## start

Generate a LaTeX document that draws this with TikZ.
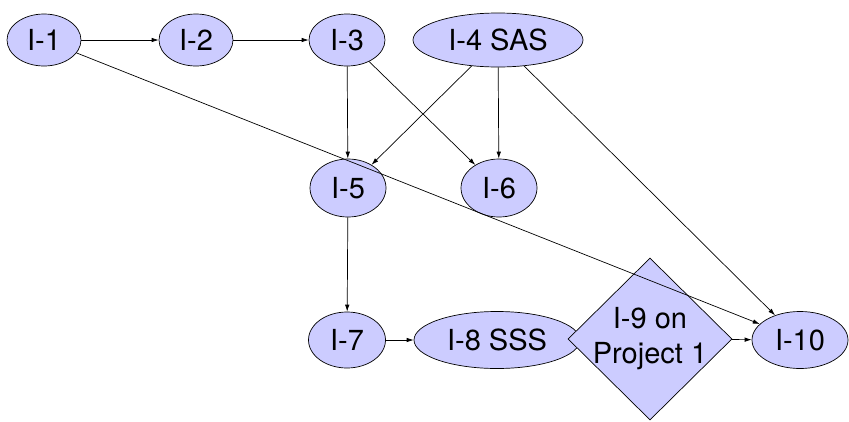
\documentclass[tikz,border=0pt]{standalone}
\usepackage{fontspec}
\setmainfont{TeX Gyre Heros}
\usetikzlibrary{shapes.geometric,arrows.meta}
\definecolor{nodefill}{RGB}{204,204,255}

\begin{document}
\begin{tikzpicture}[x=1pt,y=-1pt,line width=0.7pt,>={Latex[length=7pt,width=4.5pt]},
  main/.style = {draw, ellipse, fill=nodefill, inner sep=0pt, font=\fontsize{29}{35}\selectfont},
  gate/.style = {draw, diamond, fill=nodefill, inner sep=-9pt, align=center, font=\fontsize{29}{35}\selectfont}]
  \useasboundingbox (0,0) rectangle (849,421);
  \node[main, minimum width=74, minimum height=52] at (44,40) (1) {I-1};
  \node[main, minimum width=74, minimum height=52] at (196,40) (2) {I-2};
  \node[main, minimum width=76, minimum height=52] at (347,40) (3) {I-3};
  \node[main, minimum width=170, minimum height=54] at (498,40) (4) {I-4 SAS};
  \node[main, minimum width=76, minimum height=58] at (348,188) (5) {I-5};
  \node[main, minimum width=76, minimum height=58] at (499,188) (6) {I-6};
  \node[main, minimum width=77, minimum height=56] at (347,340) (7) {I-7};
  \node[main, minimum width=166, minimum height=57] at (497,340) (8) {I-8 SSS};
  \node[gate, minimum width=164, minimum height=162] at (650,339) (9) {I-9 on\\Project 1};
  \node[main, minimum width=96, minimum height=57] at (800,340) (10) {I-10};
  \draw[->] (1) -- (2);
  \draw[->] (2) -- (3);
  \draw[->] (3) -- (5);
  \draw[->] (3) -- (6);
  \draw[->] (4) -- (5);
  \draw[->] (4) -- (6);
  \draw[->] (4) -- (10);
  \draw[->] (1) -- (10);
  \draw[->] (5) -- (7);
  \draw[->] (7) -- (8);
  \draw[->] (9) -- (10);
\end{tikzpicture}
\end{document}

## end

## YOUR GOAL:
Every line of text is to be repeated exactly; pictures are left out.

## FULL ANSWER:
Generate a LaTeX document that draws this with TikZ.
\documentclass[tikz,border=0pt]{standalone}
\usepackage{fontspec}
\setmainfont{TeX Gyre Heros}
\usetikzlibrary{shapes.geometric,arrows.meta}
\definecolor{nodefill}{RGB}{204,204,255}

\begin{document}
\begin{tikzpicture}[x=1pt,y=-1pt,line width=0.7pt,>={Latex[length=7pt,width=4.5pt]},
  main/.style = {draw, ellipse, fill=nodefill, inner sep=0pt, font=\fontsize{29}{35}\selectfont},
  gate/.style = {draw, diamond, fill=nodefill, inner sep=-9pt, align=center, font=\fontsize{29}{35}\selectfont}]
  \useasboundingbox (0,0) rectangle (849,421);
  \node[main, minimum width=74, minimum height=52] at (44,40) (1) {I-1};
  \node[main, minimum width=74, minimum height=52] at (196,40) (2) {I-2};
  \node[main, minimum width=76, minimum height=52] at (347,40) (3) {I-3};
  \node[main, minimum width=170, minimum height=54] at (498,40) (4) {I-4 SAS};
  \node[main, minimum width=76, minimum height=58] at (348,188) (5) {I-5};
  \node[main, minimum width=76, minimum height=58] at (499,188) (6) {I-6};
  \node[main, minimum width=77, minimum height=56] at (347,340) (7) {I-7};
  \node[main, minimum width=166, minimum height=57] at (497,340) (8) {I-8 SSS};
  \node[gate, minimum width=164, minimum height=162] at (650,339) (9) {I-9 on\\Project 1};
  \node[main, minimum width=96, minimum height=57] at (800,340) (10) {I-10};
  \draw[->] (1) -- (2);
  \draw[->] (2) -- (3);
  \draw[->] (3) -- (5);
  \draw[->] (3) -- (6);
  \draw[->] (4) -- (5);
  \draw[->] (4) -- (6);
  \draw[->] (4) -- (10);
  \draw[->] (1) -- (10);
  \draw[->] (5) -- (7);
  \draw[->] (7) -- (8);
  \draw[->] (9) -- (10);
\end{tikzpicture}
\end{document}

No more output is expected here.